> _Given problem_
Only the pictures are omitted; repeat all other data exactly.

> _Material provided_
##############################

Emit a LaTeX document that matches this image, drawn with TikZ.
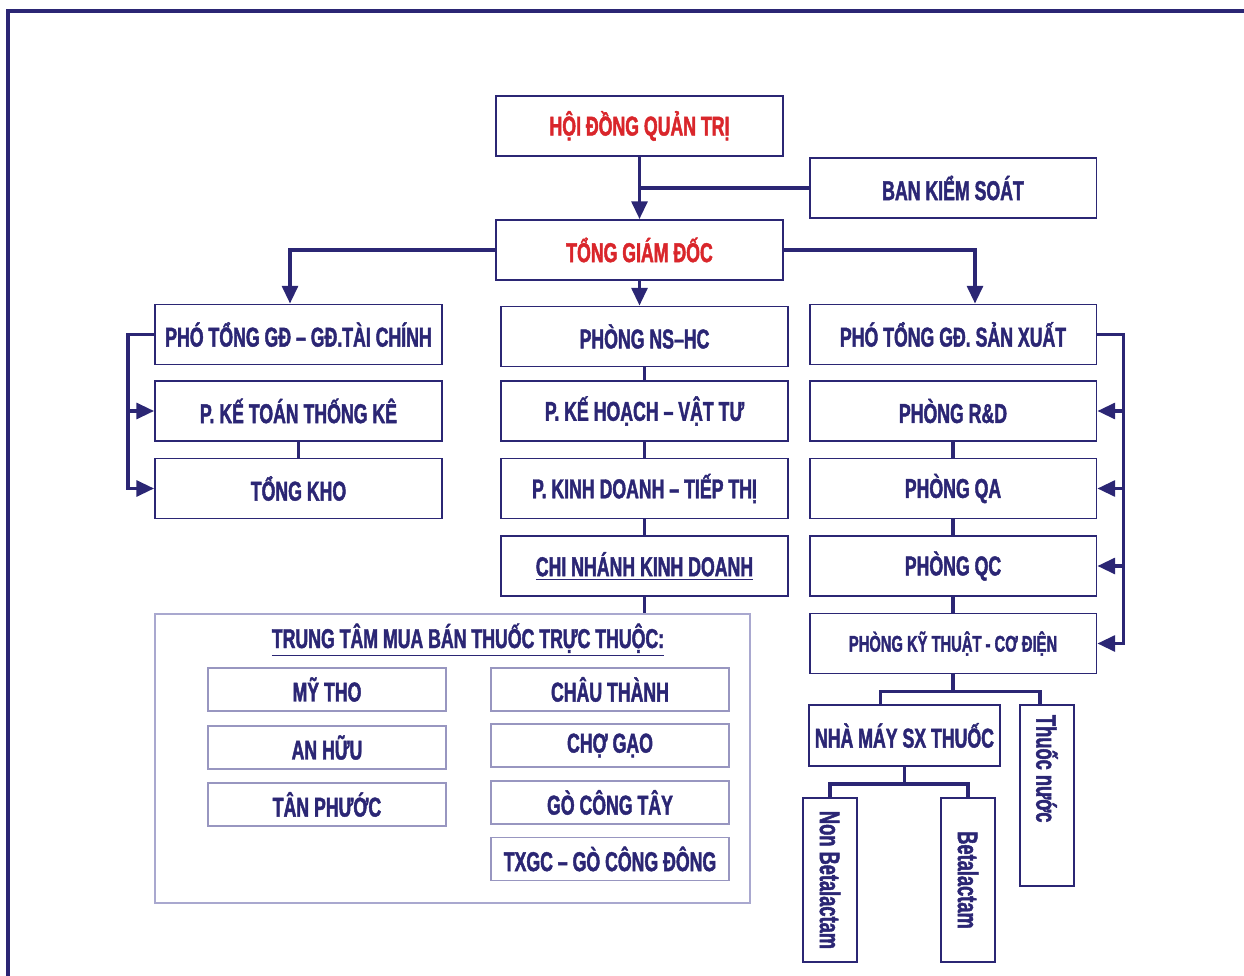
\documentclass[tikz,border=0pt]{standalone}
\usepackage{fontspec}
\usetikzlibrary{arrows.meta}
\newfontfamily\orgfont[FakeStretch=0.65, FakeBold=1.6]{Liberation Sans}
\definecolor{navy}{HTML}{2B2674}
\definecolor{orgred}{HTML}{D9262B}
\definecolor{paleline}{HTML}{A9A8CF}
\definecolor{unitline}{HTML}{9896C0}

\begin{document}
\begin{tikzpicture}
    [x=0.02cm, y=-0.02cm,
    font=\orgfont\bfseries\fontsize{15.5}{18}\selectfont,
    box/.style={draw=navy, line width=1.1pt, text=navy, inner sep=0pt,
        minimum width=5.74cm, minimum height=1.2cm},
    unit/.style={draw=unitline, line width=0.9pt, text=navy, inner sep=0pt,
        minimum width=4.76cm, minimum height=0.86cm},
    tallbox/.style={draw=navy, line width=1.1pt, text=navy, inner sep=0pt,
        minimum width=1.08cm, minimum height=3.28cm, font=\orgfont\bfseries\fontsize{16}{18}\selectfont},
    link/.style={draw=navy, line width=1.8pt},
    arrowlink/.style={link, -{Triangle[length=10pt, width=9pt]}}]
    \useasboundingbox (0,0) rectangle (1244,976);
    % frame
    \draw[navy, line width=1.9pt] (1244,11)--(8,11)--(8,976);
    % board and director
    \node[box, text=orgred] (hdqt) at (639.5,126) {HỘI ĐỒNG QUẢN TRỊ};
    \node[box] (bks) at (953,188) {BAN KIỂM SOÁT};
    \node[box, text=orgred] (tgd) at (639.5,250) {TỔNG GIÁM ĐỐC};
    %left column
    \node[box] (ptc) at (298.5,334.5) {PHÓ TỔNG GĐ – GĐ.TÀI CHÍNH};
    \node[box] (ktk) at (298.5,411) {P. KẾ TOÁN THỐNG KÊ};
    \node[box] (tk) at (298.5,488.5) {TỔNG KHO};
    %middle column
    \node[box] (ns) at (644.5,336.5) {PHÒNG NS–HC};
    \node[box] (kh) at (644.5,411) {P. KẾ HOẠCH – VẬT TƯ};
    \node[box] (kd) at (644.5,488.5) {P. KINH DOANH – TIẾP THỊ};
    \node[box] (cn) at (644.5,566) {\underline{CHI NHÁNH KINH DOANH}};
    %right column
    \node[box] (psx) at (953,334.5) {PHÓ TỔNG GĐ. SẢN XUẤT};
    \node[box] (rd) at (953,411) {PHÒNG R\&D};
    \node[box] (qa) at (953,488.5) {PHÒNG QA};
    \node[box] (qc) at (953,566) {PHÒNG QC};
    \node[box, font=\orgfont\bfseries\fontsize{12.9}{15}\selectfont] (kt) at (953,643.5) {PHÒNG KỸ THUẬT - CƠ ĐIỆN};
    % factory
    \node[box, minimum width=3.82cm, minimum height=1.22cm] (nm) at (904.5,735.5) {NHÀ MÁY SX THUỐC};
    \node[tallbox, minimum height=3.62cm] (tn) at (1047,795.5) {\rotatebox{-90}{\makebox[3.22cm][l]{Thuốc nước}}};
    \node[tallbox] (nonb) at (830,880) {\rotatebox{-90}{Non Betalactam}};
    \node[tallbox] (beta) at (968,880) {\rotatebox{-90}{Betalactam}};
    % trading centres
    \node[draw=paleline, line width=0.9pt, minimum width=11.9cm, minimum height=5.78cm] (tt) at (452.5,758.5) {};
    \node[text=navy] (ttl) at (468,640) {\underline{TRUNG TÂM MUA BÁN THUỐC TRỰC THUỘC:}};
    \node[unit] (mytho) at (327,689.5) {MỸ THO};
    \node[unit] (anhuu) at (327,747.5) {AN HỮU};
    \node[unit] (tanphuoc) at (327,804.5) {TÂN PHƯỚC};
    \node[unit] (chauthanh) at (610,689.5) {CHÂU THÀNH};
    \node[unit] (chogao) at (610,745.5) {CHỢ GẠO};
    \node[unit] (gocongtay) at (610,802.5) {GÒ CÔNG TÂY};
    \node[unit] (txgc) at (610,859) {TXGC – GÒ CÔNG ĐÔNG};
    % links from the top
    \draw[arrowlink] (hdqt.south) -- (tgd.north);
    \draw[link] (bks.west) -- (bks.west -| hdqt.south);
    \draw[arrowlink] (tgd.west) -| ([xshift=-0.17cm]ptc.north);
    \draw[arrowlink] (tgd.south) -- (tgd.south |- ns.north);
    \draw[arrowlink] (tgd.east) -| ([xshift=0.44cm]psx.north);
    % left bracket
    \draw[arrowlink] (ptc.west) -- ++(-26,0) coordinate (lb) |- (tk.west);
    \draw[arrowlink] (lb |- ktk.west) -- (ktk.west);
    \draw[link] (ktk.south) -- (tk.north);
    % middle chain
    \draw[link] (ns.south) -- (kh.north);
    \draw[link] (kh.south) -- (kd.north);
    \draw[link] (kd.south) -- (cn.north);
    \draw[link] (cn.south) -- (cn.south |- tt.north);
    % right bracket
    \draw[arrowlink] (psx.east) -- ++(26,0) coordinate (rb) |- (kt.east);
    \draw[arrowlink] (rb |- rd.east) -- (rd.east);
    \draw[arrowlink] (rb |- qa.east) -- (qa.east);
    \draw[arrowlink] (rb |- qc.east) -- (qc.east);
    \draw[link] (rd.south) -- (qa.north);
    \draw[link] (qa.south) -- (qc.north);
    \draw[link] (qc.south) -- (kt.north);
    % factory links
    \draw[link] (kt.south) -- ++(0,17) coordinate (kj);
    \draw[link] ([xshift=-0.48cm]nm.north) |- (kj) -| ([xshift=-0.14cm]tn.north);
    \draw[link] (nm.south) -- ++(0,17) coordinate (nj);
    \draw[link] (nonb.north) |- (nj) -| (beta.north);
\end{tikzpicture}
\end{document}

##############################

> _Answer to the task_
Emit a LaTeX document that matches this image, drawn with TikZ.
\documentclass[tikz,border=0pt]{standalone}
\usepackage{fontspec}
\usetikzlibrary{arrows.meta}
\newfontfamily\orgfont[FakeStretch=0.65, FakeBold=1.6]{Liberation Sans}
\definecolor{navy}{HTML}{2B2674}
\definecolor{orgred}{HTML}{D9262B}
\definecolor{paleline}{HTML}{A9A8CF}
\definecolor{unitline}{HTML}{9896C0}

\begin{document}
\begin{tikzpicture}
    [x=0.02cm, y=-0.02cm,
    font=\orgfont\bfseries\fontsize{15.5}{18}\selectfont,
    box/.style={draw=navy, line width=1.1pt, text=navy, inner sep=0pt,
        minimum width=5.74cm, minimum height=1.2cm},
    unit/.style={draw=unitline, line width=0.9pt, text=navy, inner sep=0pt,
        minimum width=4.76cm, minimum height=0.86cm},
    tallbox/.style={draw=navy, line width=1.1pt, text=navy, inner sep=0pt,
        minimum width=1.08cm, minimum height=3.28cm, font=\orgfont\bfseries\fontsize{16}{18}\selectfont},
    link/.style={draw=navy, line width=1.8pt},
    arrowlink/.style={link, -{Triangle[length=10pt, width=9pt]}}]
    \useasboundingbox (0,0) rectangle (1244,976);
    % frame
    \draw[navy, line width=1.9pt] (1244,11)--(8,11)--(8,976);
    % board and director
    \node[box, text=orgred] (hdqt) at (639.5,126) {HỘI ĐỒNG QUẢN TRỊ};
    \node[box] (bks) at (953,188) {BAN KIỂM SOÁT};
    \node[box, text=orgred] (tgd) at (639.5,250) {TỔNG GIÁM ĐỐC};
    %left column
    \node[box] (ptc) at (298.5,334.5) {PHÓ TỔNG GĐ – GĐ.TÀI CHÍNH};
    \node[box] (ktk) at (298.5,411) {P. KẾ TOÁN THỐNG KÊ};
    \node[box] (tk) at (298.5,488.5) {TỔNG KHO};
    %middle column
    \node[box] (ns) at (644.5,336.5) {PHÒNG NS–HC};
    \node[box] (kh) at (644.5,411) {P. KẾ HOẠCH – VẬT TƯ};
    \node[box] (kd) at (644.5,488.5) {P. KINH DOANH – TIẾP THỊ};
    \node[box] (cn) at (644.5,566) {\underline{CHI NHÁNH KINH DOANH}};
    %right column
    \node[box] (psx) at (953,334.5) {PHÓ TỔNG GĐ. SẢN XUẤT};
    \node[box] (rd) at (953,411) {PHÒNG R\&D};
    \node[box] (qa) at (953,488.5) {PHÒNG QA};
    \node[box] (qc) at (953,566) {PHÒNG QC};
    \node[box, font=\orgfont\bfseries\fontsize{12.9}{15}\selectfont] (kt) at (953,643.5) {PHÒNG KỸ THUẬT - CƠ ĐIỆN};
    % factory
    \node[box, minimum width=3.82cm, minimum height=1.22cm] (nm) at (904.5,735.5) {NHÀ MÁY SX THUỐC};
    \node[tallbox, minimum height=3.62cm] (tn) at (1047,795.5) {\rotatebox{-90}{\makebox[3.22cm][l]{Thuốc nước}}};
    \node[tallbox] (nonb) at (830,880) {\rotatebox{-90}{Non Betalactam}};
    \node[tallbox] (beta) at (968,880) {\rotatebox{-90}{Betalactam}};
    % trading centres
    \node[draw=paleline, line width=0.9pt, minimum width=11.9cm, minimum height=5.78cm] (tt) at (452.5,758.5) {};
    \node[text=navy] (ttl) at (468,640) {\underline{TRUNG TÂM MUA BÁN THUỐC TRỰC THUỘC:}};
    \node[unit] (mytho) at (327,689.5) {MỸ THO};
    \node[unit] (anhuu) at (327,747.5) {AN HỮU};
    \node[unit] (tanphuoc) at (327,804.5) {TÂN PHƯỚC};
    \node[unit] (chauthanh) at (610,689.5) {CHÂU THÀNH};
    \node[unit] (chogao) at (610,745.5) {CHỢ GẠO};
    \node[unit] (gocongtay) at (610,802.5) {GÒ CÔNG TÂY};
    \node[unit] (txgc) at (610,859) {TXGC – GÒ CÔNG ĐÔNG};
    % links from the top
    \draw[arrowlink] (hdqt.south) -- (tgd.north);
    \draw[link] (bks.west) -- (bks.west -| hdqt.south);
    \draw[arrowlink] (tgd.west) -| ([xshift=-0.17cm]ptc.north);
    \draw[arrowlink] (tgd.south) -- (tgd.south |- ns.north);
    \draw[arrowlink] (tgd.east) -| ([xshift=0.44cm]psx.north);
    % left bracket
    \draw[arrowlink] (ptc.west) -- ++(-26,0) coordinate (lb) |- (tk.west);
    \draw[arrowlink] (lb |- ktk.west) -- (ktk.west);
    \draw[link] (ktk.south) -- (tk.north);
    % middle chain
    \draw[link] (ns.south) -- (kh.north);
    \draw[link] (kh.south) -- (kd.north);
    \draw[link] (kd.south) -- (cn.north);
    \draw[link] (cn.south) -- (cn.south |- tt.north);
    % right bracket
    \draw[arrowlink] (psx.east) -- ++(26,0) coordinate (rb) |- (kt.east);
    \draw[arrowlink] (rb |- rd.east) -- (rd.east);
    \draw[arrowlink] (rb |- qa.east) -- (qa.east);
    \draw[arrowlink] (rb |- qc.east) -- (qc.east);
    \draw[link] (rd.south) -- (qa.north);
    \draw[link] (qa.south) -- (qc.north);
    \draw[link] (qc.south) -- (kt.north);
    % factory links
    \draw[link] (kt.south) -- ++(0,17) coordinate (kj);
    \draw[link] ([xshift=-0.48cm]nm.north) |- (kj) -| ([xshift=-0.14cm]tn.north);
    \draw[link] (nm.south) -- ++(0,17) coordinate (nj);
    \draw[link] (nonb.north) |- (nj) -| (beta.north);
\end{tikzpicture}
\end{document}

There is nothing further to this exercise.